Tie-Dye Resort Wear — How to Style Tie-Dye Outfits

Tie-dye has evolved from its 1970s counterculture origins and its 2020 lockdown revival into a genuinely sophisticated resort wear print — particularly when executed in quality fabrics with considered colour palettes. Here is how to wear tie-dye well and what to look for in a tie-dye resort wear piece. First Resort's tie-dye collection executes this print in silk and georgette with considered colour palettes.

What makes a good tie-dye resort wear piece

The difference between cheap tie-dye and quality tie-dye comes down to two things: the colour palette and the fabric. Fast fashion tie-dye tends toward garish primary colours on synthetic fabrics — which is why the print developed a reputation for being difficult to wear. Quality tie-dye uses more considered colour combinations — earthy terracottas, sage greens, dusty blues, warm ochres — on natural or semi-natural fabrics that drape well and breathe.

On silk or georgette, a well-chosen tie-dye print looks genuinely luxurious. The organic variation in the pattern — no two pieces look identical — gives it an artisanal quality that printed fabrics can't replicate.

Tie-dye kaftans — the strongest silhouette

The kaftan is the natural home of tie-dye resort wear. The flowing silhouette allows the colour gradients to move beautifully, and the full-length format gives the pattern room to develop across the fabric.
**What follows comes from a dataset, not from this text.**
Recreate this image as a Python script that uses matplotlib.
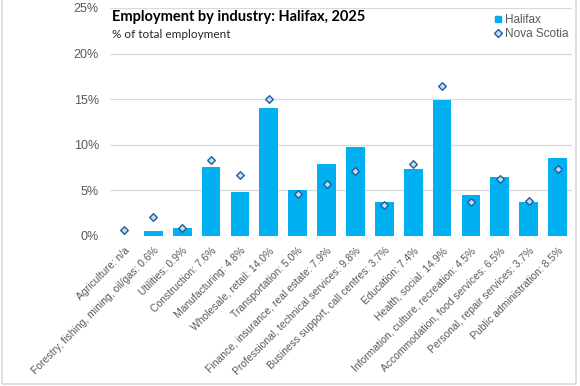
import numpy as np
import matplotlib.pyplot as plt
from matplotlib.lines import Line2D
from matplotlib.patches import Rectangle

# 数据
industries = ["Agriculture: n/a", "Forestry, fishing, mining, oil/gas: 0.6%", "Utilities: 0.9%",
              "Construction: 7.6%", "Manufacturing: 4.8%", "Wholesale, retail: 14.0%",
              "Transportation: 5.0%", "Finance, insurance, real estate: 7.9%",
              "Professional, technical services: 9.8%", "Business support, call centres: 3.7%",
              "Education: 7.4%", "Health, social: 14.9%", "Information, culture, recreation: 4.5%",
              "Accommodation, food services: 6.5%", "Personal, repair services: 3.7%",
              "Public administration: 8.5%"]
halifax = [np.nan, 0.6, 0.9, 7.6, 4.8, 14.0, 5.0, 7.9, 9.8, 3.7, 7.4, 14.9, 4.5, 6.5, 3.7, 8.5]
nova_scotia = [0.7, 2.1, 0.9, 8.3, 6.7, 15.0, 4.6, 5.7, 7.1, 3.4, 7.9, 16.4, 3.7, 6.2, 3.8, 7.3]
yticks = [0, 5, 10, 15, 20, 25]

plt.rcParams['font.family'] = ['Liberation Sans', 'DejaVu Sans']
grey = '#595959'

fig = plt.figure(figsize=(5.8, 3.86), dpi=100)
ax = fig.add_axes([110/580, 1 - 236/386, 462/580, 228/386])

x = np.arange(len(industries))
ax.bar(x, halifax, width=0.65, color='#00B0F0', zorder=2)
ax.scatter(x, nova_scotia, marker='D', s=15, facecolor='#C5DDF2', edgecolor='#1F5FA0',
           linewidth=1.0, zorder=3)

ax.set_xlim(-0.5, len(industries) - 0.5)
ax.set_ylim(0, 25)
ax.set_yticks(yticks)
ax.set_yticklabels([f"{v}%" for v in yticks], fontsize=9, color=grey)
ax.set_xticks(x)
ax.set_xticklabels(industries, rotation=45, ha='right', rotation_mode='anchor',
                   fontsize=7.5, color=grey)
ax.tick_params(axis='both', length=0)
ax.tick_params(axis='y', pad=8)
ax.tick_params(axis='x', pad=7)
ax.grid(axis='y', color='#D9D9D9', linewidth=0.9, zorder=0)
for s in ax.spines.values():
    s.set_visible(False)

fig.text(112/580, 1 - 17/386, "Employment by industry: Halifax, 2025", fontsize=10.5,
         fontweight='bold', family=['Lato', 'DejaVu Sans'], va='center', ha='left')
fig.text(112/580, 1 - 34/386, "% of total employment", fontsize=8.5,
         family=['Lato', 'DejaVu Sans'], color='#262626', va='center', ha='left')

handles = [Line2D([], [], marker='s', linestyle='none', markersize=5, color='#00B0F0'),
           Line2D([], [], marker='D', linestyle='none', markersize=4,
                  markerfacecolor='#C5DDF2', markeredgecolor='#1F5FA0')]
ax.legend(handles, ["Halifax", "Nova Scotia"], loc='upper left',
          bbox_to_anchor=(486/580, 1 - 6/386), bbox_transform=fig.transFigure,
          frameon=False, fontsize=8.5, handlelength=0.7, handletextpad=0.2,
          labelspacing=0.15, borderpad=0.2, labelcolor=grey)

fig.patches.append(Rectangle((2/580, 2/386), 574/580, 1.2, transform=fig.transFigure,
                             fill=False, edgecolor='#D9D9D9', linewidth=1.2))

fig.savefig("out.png", dpi=100)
A tie-dye kaftan in a two-tone earthy palette — terracotta and cream, for example — is a versatile piece that works from the beach to a sunset dinner.

How to style tie-dye

The artisanal quality of tie-dye means it pairs best with simple, natural accessories:

  • Jewellery: wooden beads, hammered gold, natural stones — anything organic in feeling. Avoid highly polished or precious jewellery, which competes with the casual artisanal quality of tie-dye.
  • Shoes: flat leather sandals, raffia slides, or espadrilles. Heeled sandals work for evening tie-dye pieces.
  • Bag: a woven or straw bag, or a simple leather tote. Avoid structured bags — they create a tonal mismatch with the relaxed aesthetic of tie-dye.

Keep the rest of the outfit simple — tie-dye is a statement print and doesn't need additional pattern or colour to compete with it.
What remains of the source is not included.